On March 29, 2013 the Southern District Court of New York issued a judicial decision that fundamentally altered the foundations of the world economy – and no one noticed. The case in question was an anti-trust suit brought against Bank of America as a part of the ongoing fallout from the Libor manipulation scandal, but the decision has implications that reach far beyond the Libor scandal itself.
The London Interbank Offered Rate, or Libor, is supposed to represent an honest estimation of the interest rates banks would offer each other for loans. That probably sounds fairly innocuous, but the Libor rate has come to dictate interest rates for over $350 trillion (yes, trillion with a ‘t’) in investments.
Sometime in 2005, British mega-bank Barclays discovered that if they simply made up the estimates – as opposed to reporting honest predictions – of interest rates, they could swing the Libor in whatever direction would make them the most money on a given day. Shortly thereafter, all the other big players jumped into the game: Bank of America, JP Morgan Chase, Citibank, Credit Suisse, Deutsche Bank, HSBC, Lloyds of London, RBS, UBS, and at least ten others.
The above conversation, one of dozens of similar communications, is representative of the blatant manipulation banks were involved in, and in case you missed it, this conversation consisted of a bank employee agreeing to falsify Libor numbers in exchange for day old sushi – one of hundreds of falsifications that resulted in over $10 billion in losses for U.S. cities and towns alone. It is unlikely that we will ever know the full extent of losses to investment funds, pensions, retirement accounts, or individual investors, but they probably total in the tens (if not hundreds) of billions.

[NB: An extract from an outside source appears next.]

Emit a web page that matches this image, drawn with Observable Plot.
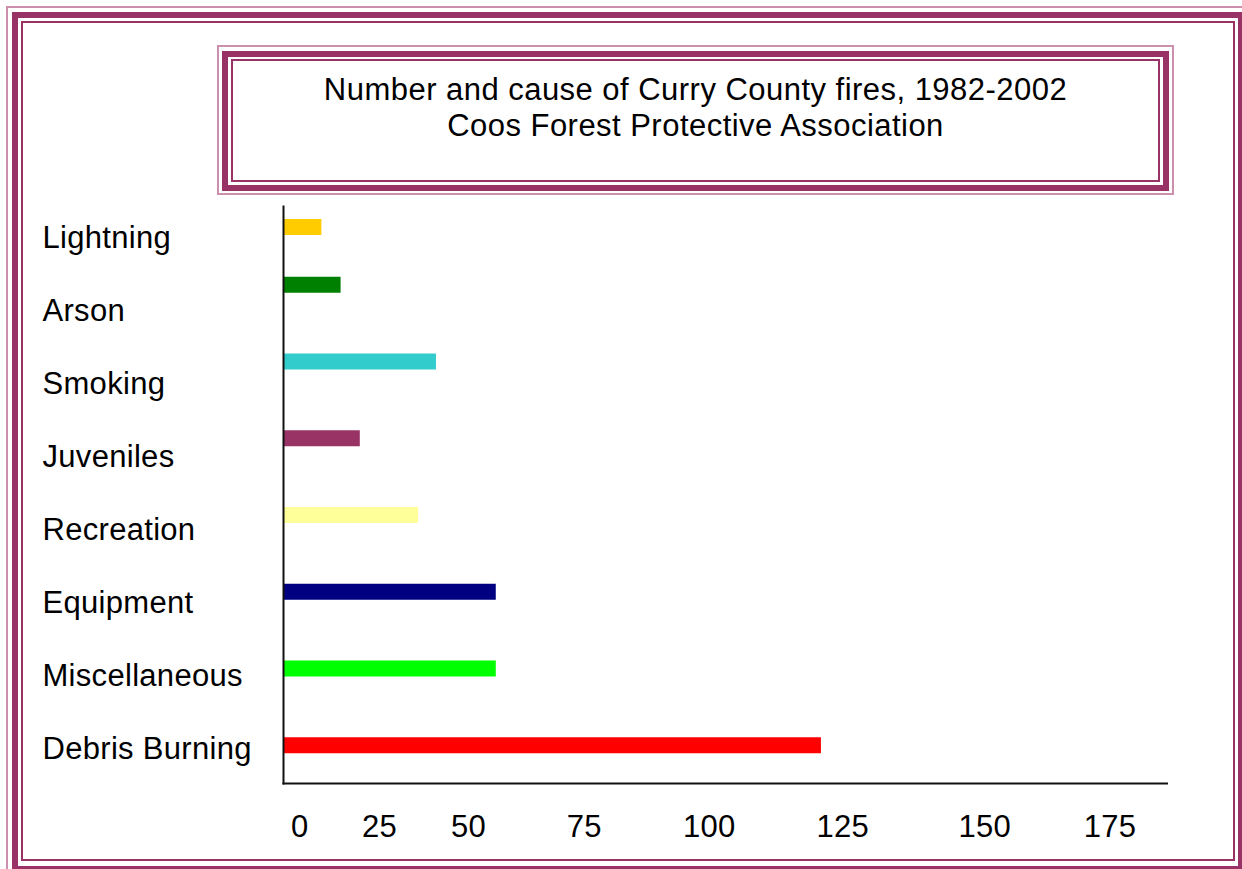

Predictably, investors were outraged to learn of the collusion affecting their pocketbooks. Lawsuits were quickly filed, most of which are still working their way through the legal system. One of the early decisions, and one that is likely to impact not only the other Libor suits but the financial system as a whole, was recently reached in an anti-trust suit against Bank of America.

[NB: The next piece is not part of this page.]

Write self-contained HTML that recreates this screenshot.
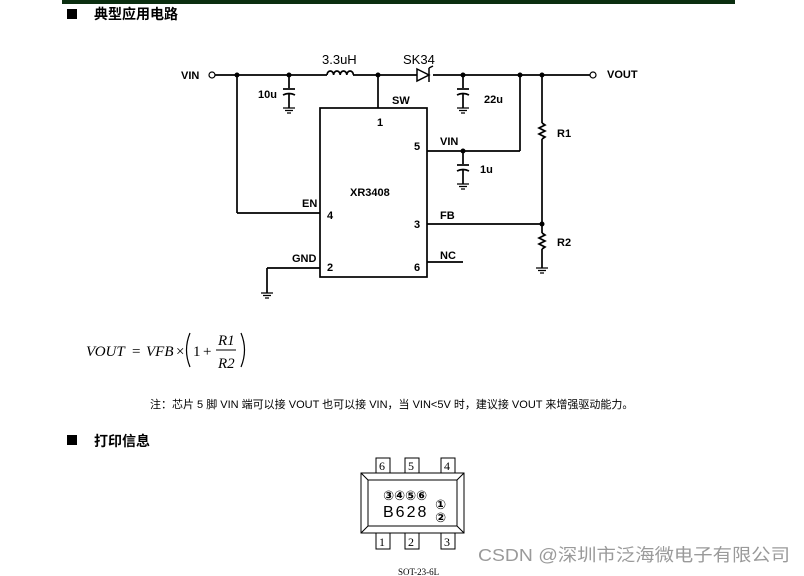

Investors claimed that by colluding with other banks to artificially set the Libor rate, Bank of America was engaged in illegal ‘anti-competitive’ behavior. Bank of America responded with a remarkable claim: the Libor rate, long thought to be an indicator of rates on the open market, was in fact not a competitive process. They went on to say that “The plaintiffs, I believe, are confusing a claim of being perhaps deceived with a claim for harm to competition.” Even more remarkable than the argument, was the fact that the judge accepted Bank of America’s assertions and threw out the case.
So what does all this mean? Certainly there is quite a bit of forthcoming litigation, and it is not yet clear how the courts will interpret this ruling. However, the ruling could be interpreted as a reversal of previously held beliefs: that major market indicators are based on free market competition.
If the Libor rate was the only instrument of its kind, perhaps this decision would not be terribly problematic. However, this is not the case. Numbers ranging from the ISDAfix rate (a complex financial indicator that underpins another $379 trillion in financial markets) to the price of gold are all set by similar methods – groups of bankers expected to make honest assessments of rates or values.
Speaking of the ISDAfix, it turns out that bankers have being manipulating this rate in exactly the same way. A recent investigation, launched by the US Commodity Futures Trading Commission, alleges that Bank of America, JP Morgan Chase, UBS, and twelve other banks have been colluding and manipulating the ISDAfix rate for their own benefit.
Whatever your views are on financial regulations, this should offend you. When regulations only apply to those who cannot afford the lawyers to fight them, something has gone terribly wrong. We need to either uniformly enforce the regulations we have, or eliminate them. More importantly, we need to make a decision as to whether we intend to allow the banks to continue to set rates for themselves. Every day that the banks are allowed to collude in secret is one more nail in the free market’s coffin.